Bruce Evans [Sun, 31 Mar 2002 06:49:38 +0000 (06:49 +0000)]
Hacks for measuring interrupt latency. Interrupt latency can be
measured accurately for periodic interrupts provided the interrupts
don't need to be serviced very quickly to keep their period almost
constant. sio output interrupts have this property (interrupt service
can be delayed for up to 1 character time without the period changing).
This is non-optional and undocumented so that it can be added and
removed easily. It has no significant effect unless it is enabled by
hacking on a variable using a debugger. Hardclock and statclock interrupts
would work even better for this, at least on i386's, provided their
interrupt handlers are fast (as they are in -current but not in -stable
or in my version of -current).
Alan Cox [Sun, 31 Mar 2002 01:13:21 +0000 (01:13 +0000)]

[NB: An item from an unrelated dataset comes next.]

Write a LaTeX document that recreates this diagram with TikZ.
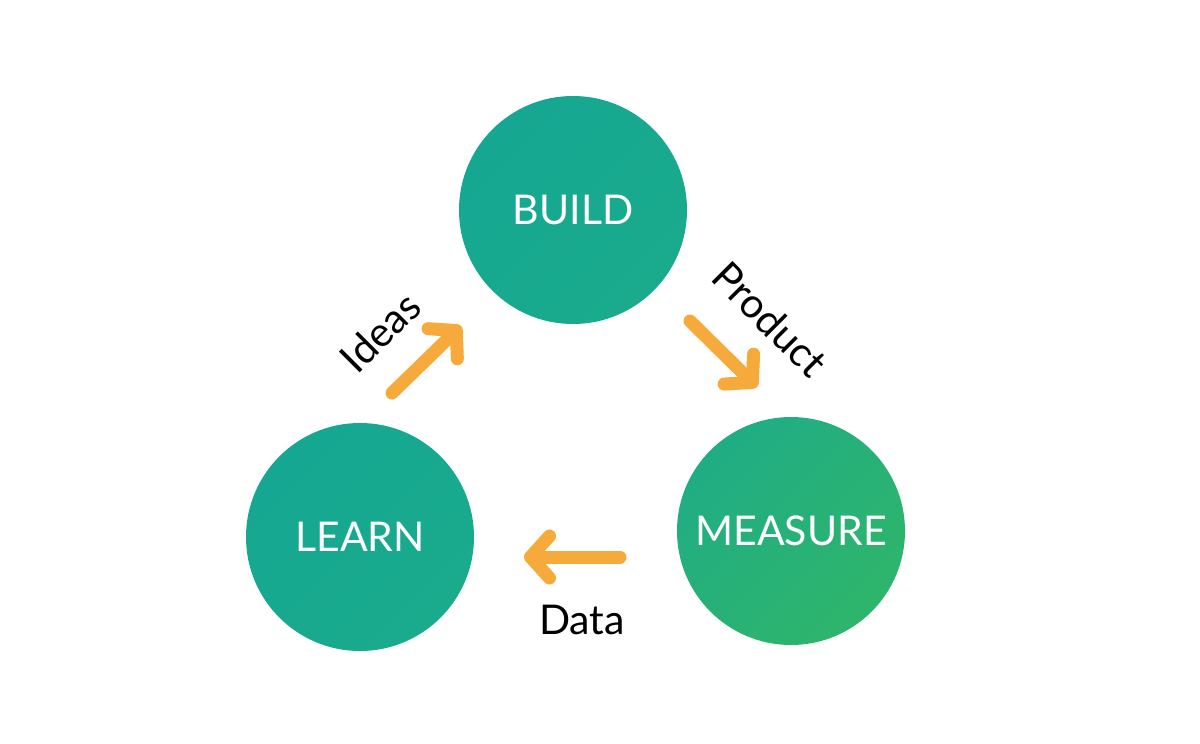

Implement i386's (o)sigreturn() like the alpha's: Use copyin() to read
the osigcontext or ucontext_t rather than useracc() followed by direct user-
space memory accesses. This reduces (o)sigreturn()'s execution time by 5-
50%.
Marcel Moolenaar [Sat, 30 Mar 2002 23:25:22 +0000 (23:25 +0000)]
Transition to a model where the loader passes the address of the
bootinfo block in register r8. In locore.s we save the address
in the global variable 'pa_bootinfo'. In machdep.c we compare
this value against the hardwired address, but don't depend on its
validity yet (ie: we still expect the bootinfo block to be at the
hardwired address). After a small amount of time, we'll flip the
switch and depend on the loader to pass us the address. From that
moment on the loader is free to put it anywhere it likes, provided
the machine itself likes it as well.
Add some verbosity to aid in the transition. We emit a message if
the loader didn't pass the address and we also emit a message if
there's no bootinfo block at the hardwired address.
While in locore.s, reduce the number of redundant serialization
instructions. A srlz.i is a proper superset of a srlz.d and thus
is a valid replacement. Also slightly reorder the movl instructions
to improve bundle density.
Marcel Moolenaar [Sat, 30 Mar 2002 23:00:05 +0000 (23:00 +0000)]
Pass the physical address of the bootinfo block to the kernel in
register r8. We continue to write the bootinfo block at the same
hardwired address, because the kernel still expects it there.
It is expected that future kernels use register r8 to get to the
bootinfo block and don't depend on the hardwired address anymore.
Bump the loader version once again due to the interface change.